I gotta admit going back to blogging after such a long hiatus is not easy. Just getting back into the routine, finding time, and making time is kinda difficult. It's what Omega wants me to do so I do it. My cleaning routine is back, well for the most part (it's hard to clean when there is always someone else around). I spent a few days cleaning the house from top to bottom, room by room and that wasn't really fun, but the feeling of accomplishment was great.
Of course all this includes O demanding a bit more of my attention, which I don't mind. We even played a little in the basement a few nights ago (nothing really intense or heavy) and it was fun. I can't believe it's already July and I feel like I lost entirely the month of June. Still it's ok. I'm really looking forward to some time off from work (which won't really be until next month). It's strange that even when most of our lifestyle stuff had stopped (maintenance, some rituals etc), his control over me was very evident and I still felt very safe and contained. I would get frustrated and angry and he'd allow it, knowing it was stress talking and not really me. I did get spanked a couple times with the belt, not really as punishment or anything like that but because I just needed to release those intense feelings.
Once the stresses were really over (late June), it didn't take long for O to start reasserting his dominance over me and I really didn't balk. In fact I welcomed it. It was like slipping into really comfortable shoes. It just fit. It's also strange to me that while the stress was at it's highest, the lack of structure really didn't hurt. And neither did bringing the structure back after the stress. It was like ok....this is it. His control never feels like a burden. In fact it's the opposite. I'm sure in the past I've complained that sometimes being on the bottom rung of a TPE relationship isn't easy, but the truth is -- it really is easy. He leads and I follow. When our stress was high, he still led the way, but he also, gave great deference to me. He shouldered more than he probably should have, but it was what I needed at that moment.
I guess thats the thing, if you constantly feel like your life is just one giant struggle and you're just not good enough, the problem is maybe that you're just not serving the right person and not that you're not trying hard enough. Of course there are times where it does feel like a struggle but if you add up all those times, they really shouldn't add up to much. In fact the good should always outweigh any negative.
At least that's what I've come to realize.
I guess thats the thing, if you constantly feel like your life is just one giant struggle and you're just not good enough, the problem is maybe that you're just not serving the right person and not that you're not trying hard enough.
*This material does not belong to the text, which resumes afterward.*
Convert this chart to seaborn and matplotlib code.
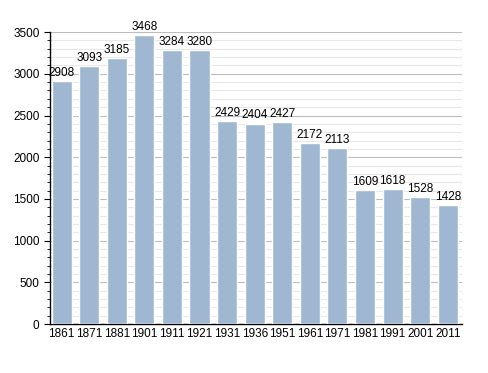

Of course there are times where it does feel like a struggle but if you add up all those times, they really shouldn't add up to much. In fact the good should always outweigh any negative.
At least that's what I've come to realize.
6 comments:
Welcome back mouse..
It's so wonderful to slip back into routine!!! Hope its not too hard on you!!! I can tell Omega loves you very much just by giving you the chance to deal with your stress and keep you grounded when you really needed him to. I am happy to see you back in blogging world and look forward to reading your blogs!!!
*Hugs*
Humbly His,
Heaven
So glad to see you back! You were missed!
(i recently had to redo my blog, so if you were following you may need to 're-follow')
It does tend to be a struggle until you find your "groove". I'm glad you two have been able to do that. It really seems like it's really been the last six months that your relationship with each other that has really blossomed, and it's been a beautiful thing to watch.
I think what has made it hard for Asha and I in the last year was the fact that not only did I only just resubmit to him, but we made changes to our dynamic that weren't there previously (mainly because we had his mother living with us and had to be careful as she's sensitive to "abuse" issues). I think it's making a huge difference having these changes. It's just a matter of finding what works and getting rid of what doesn't.
*hugs*
turiya
Mouse! You're back! I'm glad to see you. Let me just point out for your convenience that I have been dealing with my own shit storm and have written not a damned thing in my so-called blog since last you read it, so you can just cross that off your list. See? Your almost done already. Welcome back.
His mountain girl...thanks it's great to be back.
Heaven...It's not hard just strange....lol I couldn't made it through those kinda dark days without Omega guiding me.
Cilla Noir...I will be dropping by your blog soon!
turiya...ya mouse needs to get her groove back
MC Sir...That's a relief one less to worry about ;-) That said, hope you're back to blogging again soon.